Honestly, I can see the critics’ point. It’s easy to justify these photographs as a vehicle for spreading a worthwhile message that will inspire people to act in response. The message is probably well-meaning and truthful. Help this hungry child. But as a photographer, I will be the first to tell you that a photograph isn’t truthful at all, even if it is taken honestly, without (obvious) manipulation or modification. Part of it is truthful, but the context will (and should) always be in question.
This is a photo I took at a school near Jinja. I think this is a fair representation of the kind of picture you might see in a save the children campaign, designed to have people running for their checkbooks. This photo was not manipulated in any way, either at the time I took the shot, or in post production. I saw the child sitting outside a classroom and I walked over and took several pictures. In that sense (and in the sense that this child does, in fact, need help), the photo is honest.
What isn’t honest, or at least what is obscured, is the context. What we all forget is that a photographer is usually part of the context. In this case, I walked over to the child and he was looking right at me. What might be perceived as sadness or worry in his expression, might simply be curiosity at seeing a mzungu. The truth is – the child had that expression on his face, because…

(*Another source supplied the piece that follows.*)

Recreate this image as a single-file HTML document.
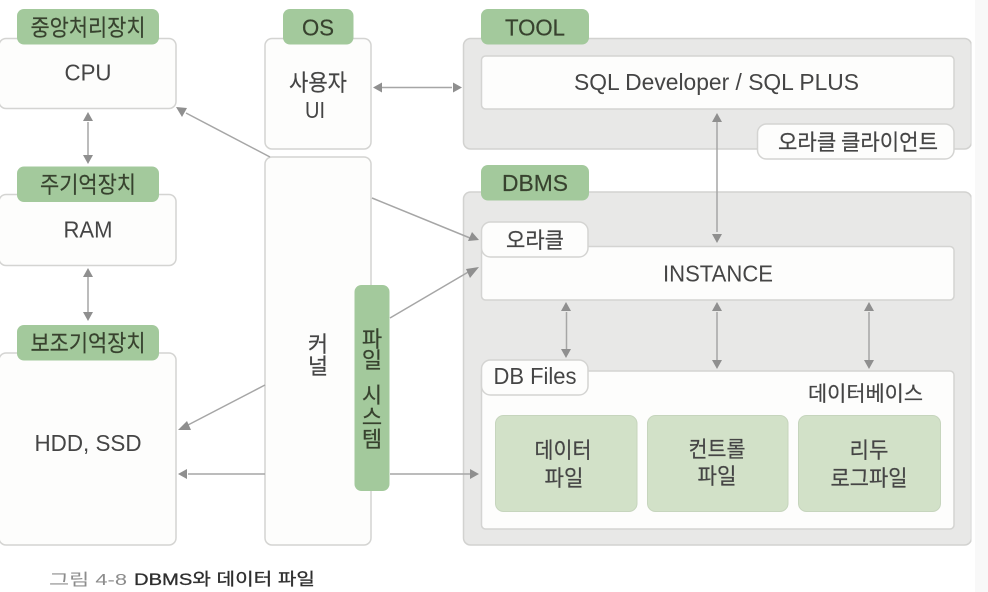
<!DOCTYPE html>
<html><head><meta charset="utf-8"><style>
html,body{margin:0;padding:0;background:#fff;width:988px;height:592px;overflow:hidden}
svg{display:block}
text{font-family:"Liberation Sans","Noto Sans CJK KR",sans-serif;fill:#444;text-anchor:middle}
.k{font-family:"Noto Sans CJK KR","Liberation Sans",sans-serif;font-weight:400;stroke:#444;stroke-width:.2}
.d{fill:#37432f;stroke:#37432f;stroke-width:.2}
.w{fill:#fdfdfc;stroke:#d4d4d2;stroke-width:1.5}
.g{fill:#e8e8e7;stroke:#d2d2d0;stroke-width:1.5}
.t{fill:#a3c99c}
.l{fill:#d2e1c8;stroke:#c6d5bd;stroke-width:1}
.a{stroke:#a6a6a6;stroke-width:1.5;fill:none}
.h{fill:#8f8f8f}
</style></head><body>
<svg width="988" height="592" viewBox="0 0 988 592" xmlns="http://www.w3.org/2000/svg">
<rect x="975" y="0" width="13" height="592" fill="#f8f8f8"/>
<defs><filter id="b" x="0" y="0" width="100%" height="100%"><feGaussianBlur stdDeviation="0.35"/></filter></defs>
<g filter="url(#b)">

<!-- left boxes -->
<rect class="w" x="-1" y="38.5" width="177" height="70" rx="7"/>
<rect class="t" x="17" y="9" width="142" height="35.5" rx="7"/>
<rect class="w" x="-1" y="194.5" width="177" height="71" rx="7"/>
<rect class="t" x="17" y="166.5" width="142" height="35.5" rx="7"/>
<rect class="w" x="-1" y="353" width="177" height="192" rx="7"/>
<rect class="t" x="17" y="325" width="142" height="35.5" rx="7"/>

<!-- center -->
<rect class="w" x="265" y="38.5" width="106" height="110.5" rx="7"/>
<rect class="t" x="283" y="9" width="70.5" height="35.5" rx="7"/>
<rect class="w" x="265" y="157" width="106" height="388" rx="7"/>
<rect class="t" x="354.5" y="285" width="35" height="206" rx="7"/>

<!-- right -->
<rect class="g" x="463.5" y="38.5" width="508" height="110.5" rx="7"/>
<rect class="t" x="481" y="9" width="108" height="35.5" rx="7"/>
<rect class="w" x="481.5" y="56" width="472.5" height="53" rx="4"/>
<rect class="w" x="757.5" y="124" width="196.5" height="35" rx="9"/>

<rect class="g" x="463.5" y="192" width="508" height="353" rx="7"/>
<rect class="t" x="481" y="165" width="108" height="35.5" rx="7"/>
<rect class="w" x="481.5" y="246.5" width="472.5" height="53.5" rx="4"/>
<rect class="w" x="481.5" y="222" width="106.5" height="35" rx="9"/>
<rect class="w" x="481.5" y="371" width="472.5" height="158" rx="4"/>
<rect class="w" x="481.5" y="360" width="106.5" height="35" rx="9"/>
<rect class="l" x="495.5" y="415.5" width="141.5" height="96" rx="8"/>
<rect class="l" x="647.5" y="415.5" width="140.5" height="96" rx="8"/>
<rect class="l" x="798.5" y="415.5" width="142" height="96" rx="8"/>

<!-- connectors -->
<path class="a" d="M88 122V156M88 274V313M382 87.5H452M717 122V232M566.500 312V350M717 312V361M869 312V361M270 157L186 113M372 198L470 238M390 318L470 271M265 385L188 425M265 474H188M390 474H470"/>
<path class="h" d="M88 112l5 9h-10zM88 164l5-9h-10zM88 268l5 9h-10zM88 321l5-9h-10zM373 87.500l9-5v10zM462 87.500l-9-5v10zM717 113l5 9h-10zM717 243l5-9h-10zM566 302l5 9h-10zM566 358l5-9h-10zM717 302l5 9h-10zM717 369l5-9h-10zM869 302l5 9h-10zM869 369l5-9h-10zM176 107l11 1-5 9zM479 240l-11 1 4-9zM479 267l-9 11-4-9zM178 430l9-9 4 9zM178 474l9-5v10zM479 474l-9-5v10z"/>

<!-- labels -->
<g font-size="23">
<text class="k d" x="88" y="35.500" font-size="23" textLength="115" lengthAdjust="spacingAndGlyphs">중앙처리장치</text>
<text class="k d" x="88" y="192.500" font-size="23" textLength="96" lengthAdjust="spacingAndGlyphs">주기억장치</text>
<text class="k d" x="88" y="351" font-size="23" textLength="115" lengthAdjust="spacingAndGlyphs">보조기억장치</text>
<text x="88" y="80.500" textLength="47" lengthAdjust="spacingAndGlyphs">CPU</text>
<text x="88" y="237.500" textLength="49" lengthAdjust="spacingAndGlyphs">RAM</text>
<text x="88" y="451" textLength="107" lengthAdjust="spacingAndGlyphs">HDD, SSD</text>
<text class="d" x="318" y="35.500" textLength="32" lengthAdjust="spacingAndGlyphs">OS</text>
<text class="k" x="318" y="90.500" font-size="23" textLength="58" lengthAdjust="spacingAndGlyphs">사용자</text>
<text x="315" y="118" textLength="20" lengthAdjust="spacingAndGlyphs">UI</text>
<text class="k" x="318" y="352" font-size="22">커</text>
<text class="k" x="318" y="374" font-size="22">널</text>
<text class="k d" x="372" y="347" font-size="22">파</text>
<text class="k d" x="372" y="368" font-size="22">일</text>
<text class="k d" x="372" y="403" font-size="22">시</text>
<text class="k d" x="372" y="425" font-size="22">스</text>
<text class="k d" x="372" y="447" font-size="22">템</text>
<text class="d" x="535" y="35.500" textLength="60" lengthAdjust="spacingAndGlyphs">TOOL</text>
<text class="d" x="535" y="191" textLength="66" lengthAdjust="spacingAndGlyphs">DBMS</text>
<text x="716.500" y="90" textLength="285" lengthAdjust="spacingAndGlyphs">SQL Developer / SQL PLUS</text>
<text class="k" x="858" y="150" font-size="22" textLength="160" lengthAdjust="spacingAndGlyphs">오라클 클라이언트</text>
<text class="k" x="535" y="248" font-size="22" textLength="58" lengthAdjust="spacingAndGlyphs">오라클</text>
<text x="718" y="281.500" textLength="110" lengthAdjust="spacingAndGlyphs">INSTANCE</text>
<text x="535" y="384" textLength="83" lengthAdjust="spacingAndGlyphs">DB Files</text>
<text class="k" x="865.500" y="401" font-size="21" textLength="115" lengthAdjust="spacingAndGlyphs">데이터베이스</text>
<text class="k" x="563" y="458" font-size="22" textLength="57" lengthAdjust="spacingAndGlyphs">데이터</text>
<text class="k" x="564" y="486" font-size="22" textLength="39" lengthAdjust="spacingAndGlyphs">파일</text>
<text class="k" x="717" y="457" font-size="22" textLength="57" lengthAdjust="spacingAndGlyphs">컨트롤</text>
<text class="k" x="717" y="484" font-size="22" textLength="39" lengthAdjust="spacingAndGlyphs">파일</text>
<text class="k" x="869" y="458" font-size="22" textLength="39" lengthAdjust="spacingAndGlyphs">리두</text>
<text class="k" x="869" y="486" font-size="22" textLength="77" lengthAdjust="spacingAndGlyphs">로그파일</text>
</g>

<!-- caption -->
<text x="88" y="585" font-size="16" style="fill:#8c8c8c" textLength="78" lengthAdjust="spacingAndGlyphs">그림 4-8</text>
<text x="224.500" y="585" font-size="17" style="fill:#2e2e2e;stroke:#2e2e2e;stroke-width:.3" textLength="181" lengthAdjust="spacingAndGlyphs">DBMS와 데이터 파일</text>
</g>
</svg>
</body></html>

…I hadn’t made him smile yet.
As a student of journalism and a photographer (and now, as someone who takes photographs of poor African children), I am very interested in this debate. If you have any thoughts about the subject, let me know in the Comments section. However, I would like to make a more important point – if these photographs or blog entries about Africa (or anything else) inspire you, then I would urge you to seek the truth for yourself and go see things with your own eyes. I can tell you that even with a lifetime of preparation, nothing was quite like I expected. No photograph, no book, no story could have prepared me for the things that took my breath away. They only inspired me. I didn’t see the truth, until I went to see for myself.